DTTB also solves the current Fox – Cablevision dispute quite nicely for several million subscribers in the New York City metropolitan area – that is, if they figure out how to connect an antenna to their digital TV. In many cases, that means nothing more than a $12 radio Shack UHF loop and rabbit ears.

Comcast COO Steve Burke called attention to the problem of cord-cutting a year ago at the CTAM convention in Denver, CO, pointing out that “…An entire generation is growing up, if we don’t figure out how to change that behavior so it respects copyright and subscription revenue on the part of distributors, we’re going to wake up and see cord cutting.”

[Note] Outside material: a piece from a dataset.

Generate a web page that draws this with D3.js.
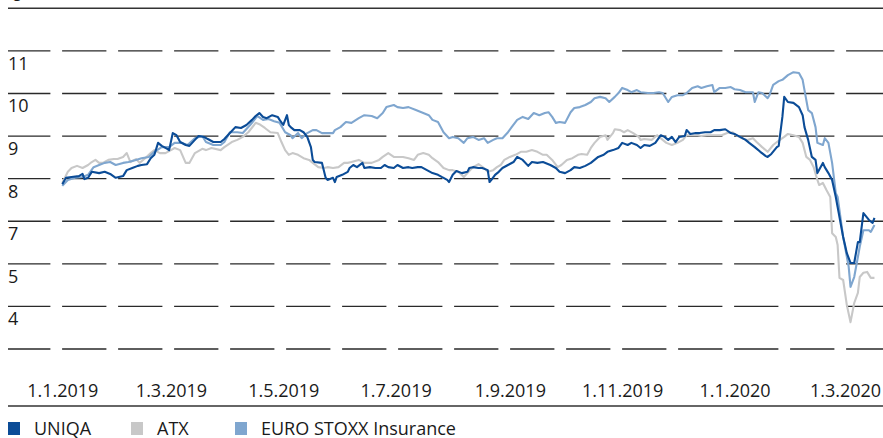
<!DOCTYPE html>
<html>
<head>
<meta charset="utf-8">
<script src="https://d3js.org/d3.v7.min.js"></script>
<style>
  body { margin: 0; background: #fff; }
  text { font-family: "Open Sans", sans-serif; fill: #1a1a1a; }
</style>
</head>
<body>
<script>
// days counted from 1.1.2019, values in EUR (indices rebased to UNIQA)
const uniqaDays = [0,2,5,9,11,12,14,16,20,23,26,29,33,35,38,41,43,46,48,50,52,54,57,58,60,62,64,67,69,72,74,77,79,82,86,88,91,94,97,100,103,105,107,109,111,114,117,118,120,122,123,124,126,129,131,133,135,136,137,141,143,144,147,148,149,152,155,156,158,160,163,164,167,170,173,175,177,180,182,185,188,190,193,195,198,201,204,206,209,210,212,214,217,220,221,223,226,228,231,232,233,235,237,239,242,245,247,250,253,255,258,261,265,268,270,273,276,278,281,284,287,289,291,294,296,299,302,304,307,309,312,314,316,319,322,325,327,329,331,333,335,338,339,341,344,346,349,352,354,357,360,363,365,368,371,373,376,379,382,383,385,388,389,391,392,394,397,400,402,403,405,407,409,410,413,414,416,418,420,421,424,425,426,428,430,432,433,435,438,440,441];
const uniqaValues = [7.87,8.02,8.04,8.06,8.11,7.99,8.02,8.16,8.13,8.16,8.11,8.02,8.06,8.20,8.25,8.30,8.32,8.34,8.48,8.56,8.84,8.77,8.70,8.67,9.07,9.02,8.86,8.79,8.77,8.91,9.00,8.98,8.93,8.86,8.86,8.93,9.07,9.21,9.19,9.26,9.38,9.47,9.54,9.45,9.42,9.49,9.45,9.38,9.26,9.49,9.26,9.21,9.14,9.14,9.09,8.98,8.74,8.44,8.39,8.37,8.02,7.97,8.02,7.92,8.04,8.09,8.16,8.25,8.32,8.27,8.37,8.25,8.27,8.25,8.25,8.32,8.27,8.25,8.32,8.25,8.27,8.25,8.27,8.27,8.20,8.13,8.09,8.04,7.97,7.92,8.09,8.18,8.13,8.16,8.25,8.27,8.25,8.25,8.20,7.92,7.97,8.09,8.16,8.25,8.32,8.39,8.51,8.44,8.30,8.39,8.37,8.39,8.32,8.25,8.16,8.13,8.20,8.27,8.25,8.30,8.37,8.44,8.51,8.56,8.63,8.67,8.72,8.84,8.79,8.84,8.79,8.72,8.79,8.77,8.84,9.02,8.98,8.91,8.98,8.86,8.98,9.00,9.14,9.05,9.07,9.07,9.09,9.09,9.14,9.14,9.16,9.07,9.05,8.98,8.91,8.84,8.74,8.63,8.53,8.51,8.58,8.74,8.77,9.45,9.92,9.80,9.78,9.68,9.49,9.21,8.91,8.51,8.44,8.13,8.37,8.27,8.13,7.97,7.57,7.33,6.63,6.44,6.25,6.02,6.02,6.51,6.51,7.19,7.03,6.96,7.08];

const atxDays = [0,3,5,8,11,14,16,18,20,22,25,28,30,33,35,37,40,42,45,48,50,53,56,59,61,64,67,69,72,76,78,81,86,88,92,95,98,101,105,107,110,113,117,119,121,123,125,128,131,134,136,139,142,144,147,150,153,155,157,161,164,168,172,174,177,180,182,185,188,191,193,196,199,201,204,207,210,212,215,218,220,223,226,229,231,234,236,238,240,243,246,249,252,255,258,261,263,266,269,271,274,277,280,282,285,287,289,292,295,296,299,300,303,305,307,310,313,314,316,320,323,326,328,331,334,337,339,342,345,347,350,353,356,358,361,364,366,369,372,375,377,380,383,386,388,391,392,394,397,400,402,404,406,408,410,411,413,415,417,418,420,421,422,424,426,428,430,432,433,435,437,439,441];
const atxValues = [7.90,8.16,8.25,8.30,8.25,8.32,8.39,8.44,8.37,8.37,8.44,8.46,8.46,8.51,8.60,8.39,8.46,8.37,8.48,8.60,8.67,8.60,8.60,8.67,8.72,8.67,8.37,8.37,8.60,8.70,8.67,8.72,8.67,8.74,8.86,8.91,8.98,9.09,9.31,9.28,9.19,9.09,9.07,8.86,8.67,8.56,8.60,8.56,8.48,8.44,8.37,8.27,8.25,8.27,8.25,8.27,8.37,8.37,8.39,8.44,8.37,8.37,8.44,8.51,8.60,8.51,8.51,8.51,8.48,8.44,8.56,8.60,8.56,8.48,8.39,8.25,8.20,8.20,8.16,8.04,8.13,8.27,8.34,8.25,8.16,8.20,8.27,8.32,8.44,8.51,8.56,8.63,8.63,8.67,8.63,8.56,8.56,8.44,8.27,8.32,8.44,8.48,8.56,8.58,8.56,8.72,8.84,8.98,9.02,8.91,9.07,9.16,9.14,9.09,9.14,9.07,8.98,8.91,8.93,8.91,9.02,8.91,8.84,8.79,8.84,8.91,9.02,9.02,9.02,9.00,9.02,9.02,9.02,9.02,9.07,9.09,9.02,8.95,8.91,8.95,8.86,8.74,8.63,8.79,8.86,8.95,8.98,9.05,9.02,8.98,8.84,8.51,8.44,8.27,7.97,7.85,7.90,7.73,7.57,6.72,6.63,6.44,5.67,5.62,5.03,4.63,5.08,5.32,5.69,5.79,5.81,5.67,5.67];

const stoxxDays = [0,3,7,11,14,17,20,23,26,29,33,36,40,43,47,50,54,58,61,65,68,72,76,78,82,86,88,91,95,98,102,105,106,109,112,115,118,121,124,125,128,130,133,136,138,141,144,147,148,151,154,157,161,164,168,171,174,176,180,182,185,188,192,195,199,201,204,207,210,212,215,218,220,223,226,229,231,234,236,239,242,244,247,250,253,256,259,262,264,266,268,270,273,276,278,281,284,287,289,292,295,297,300,302,304,307,309,312,314,318,321,324,326,329,331,334,337,339,342,345,347,350,353,354,357,360,363,365,368,371,375,376,378,380,383,384,386,389,391,394,397,400,402,403,405,407,409,410,413,414,416,418,420,421,424,425,427,428,430,432,433,435,438,439,441];
const stoxxValues = [7.83,7.97,8.02,8.04,8.09,8.27,8.32,8.37,8.39,8.32,8.37,8.39,8.44,8.48,8.51,8.63,8.74,8.74,8.84,8.84,8.79,8.95,9.00,8.86,8.79,8.79,8.86,9.09,9.09,9.07,9.26,9.42,9.47,9.38,9.40,9.35,9.31,9.09,9.02,8.95,9.07,8.95,9.07,9.14,9.14,9.07,9.07,9.07,9.14,9.21,9.33,9.31,9.42,9.49,9.47,9.42,9.54,9.68,9.73,9.68,9.66,9.68,9.61,9.56,9.49,9.38,9.33,9.09,8.95,8.98,8.95,8.84,8.95,8.98,8.91,8.95,8.84,8.91,8.95,8.95,9.09,9.21,9.38,9.45,9.40,9.54,9.49,9.54,9.56,9.45,9.31,9.33,9.31,9.56,9.66,9.68,9.73,9.80,9.89,9.92,9.89,9.80,9.92,10.01,10.13,10.08,10.03,10.08,10.03,10.01,10.01,10.03,10.01,9.80,9.92,9.96,9.96,10.01,10.13,10.17,10.13,10.17,10.20,10.03,10.13,10.13,10.15,10.10,10.08,10.03,10.03,9.80,10.03,10.01,9.89,9.96,10.20,10.29,10.32,10.43,10.50,10.48,10.32,10.08,9.61,9.54,9.21,8.84,8.79,8.95,8.84,8.37,7.66,7.57,6.63,6.40,5.93,5.46,5.69,6.16,6.40,6.79,6.79,6.75,6.91];

const gridValues = [11, 10, 9, 8, 7, 6, 5, 4];
const yLabelValues = [11, 10, 9, 8, 7, 6, 5];
const yLabels = ["11", "10", "9", "8", "7", "5", "4"];
const xTickDays = [0, 59, 120, 181, 243, 304, 365, 425];
const xTickLabels = ["1.1.2019", "1.3.2019", "1.5.2019", "1.7.2019", "1.9.2019", "1.11.2019", "1.1.2020", "1.3.2020"];
const seriesNames = ["UNIQA", "ATX", "EURO STOXX Insurance"];
const seriesColors = ["#0b4c97", "#c8c8c8", "#7fa6cf"];

const width = 883, height = 438;
const svg = d3.select("body").append("svg")
    .attr("width", width)
    .attr("height", height);

const x = d3.scaleLinear().domain([0, 425]).range([62.3, 845]);
const y = d3.scaleLinear().domain([4, 12]).range([349, 8.3]);

// unit label, mostly cut off at the top
svg.append("text").attr("x", 10).attr("y", 1).style("font-size", "18px").text("€");

// top solid rule
svg.append("line")
    .attr("x1", 8).attr("x2", width)
    .attr("y1", y(12)).attr("y2", y(12))
    .style("stroke", "#333").style("stroke-width", 1.4);

// dashed grid
svg.selectAll(".grid")
    .data(gridValues)
    .enter()
    .append("line")
    .attr("class", "grid")
    .attr("x1", 8).attr("x2", width)
    .attr("y1", d => y(d)).attr("y2", d => y(d))
    .style("stroke", "#2a2a2a")
    .style("stroke-width", 1.3)
    .style("stroke-dasharray", "44.3 11.7")
    .style("stroke-dashoffset", 1.9);

svg.selectAll(".ylab")
    .data(yLabelValues)
    .enter()
    .append("text")
    .attr("class", "ylab")
    .attr("x", 8)
    .attr("y", d => y(d) + 19)
    .style("font-size", "18px")
    .text((d, i) => yLabels[i]);

// x axis labels
const xAxis = d3.axisBottom(x)
    .tickValues(xTickDays)
    .tickSize(0)
    .tickFormat((d, i) => xTickLabels[i]);

const gx = svg.append("g")
    .attr("transform", "translate(0,381)")
    .call(xAxis);
gx.select(".domain").remove();
gx.selectAll("text")
    .style("font-family", "'Open Sans', sans-serif")
    .style("font-size", "18px")
    .style("fill", "#1a1a1a");

svg.append("line")
    .attr("x1", 8).attr("x2", width)
    .attr("y1", 406).attr("y2", 406)
    .style("stroke", "#333").style("stroke-width", 1.4);

// lines
const line = d3.line()
    .x(d => x(d[0]))
    .y(d => y(d[1]));

const series = [
    { days: atxDays, values: atxValues, color: seriesColors[1] },
    { days: stoxxDays, values: stoxxValues, color: seriesColors[2] },
    { days: uniqaDays, values: uniqaValues, color: seriesColors[0] }
];

svg.selectAll(".series")
    .data(series)
    .enter()
    .append("path")
    .attr("class", "series")
    .attr("d", s => line(d3.zip(s.days, s.values)))
    .style("fill", "none")
    .style("stroke", s => s.color)
    .style("stroke-width", 2.1)
    .style("stroke-linejoin", "round");

// legend
const legendX = [8, 131, 235];
const legend = svg.selectAll(".legend")
    .data(seriesNames)
    .enter()
    .append("g")
    .attr("class", "legend")
    .attr("transform", (d, i) => `translate(${legendX[i]},422)`);

legend.append("rect")
    .attr("width", 12).attr("height", 13)
    .style("fill", (d, i) => seriesColors[i]);

legend.append("text")
    .attr("x", 26).attr("y", 13)
    .style("font-size", "18px")
    .text(d => d);
</script>
</body>
</html>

How prescient. As I’ve written in the past, families are starting to value their broadband service more than tiers of dozens of cable channels, most of which are never viewed anyway. Add in video streaming from Netflix (something Redbox is also about to offer) for a flat monthly rate, plus selected network offerings on Hulu, and the cable industry has a legitimate concern.

No one should ever think they can’t price themselves out of a market. It’s happened before, and it will happen again. It’s very clear from recent trends that many consumers are placing a greater value on high-speed Internet access over cable TV channel packages, a trend that may result in Comcast (and other service providers) delivering metered broadband service in the not-too-distant future – especially if TV subscriptions continue to decline.

The challenge for Comcast and other cable MSOs is how to re-structure their standard TV channel offerings into a more affordable a la carte model, served up on demand.

That’s obviously what consumers want, and they’re voting with their wallets. Is Big Cable listening?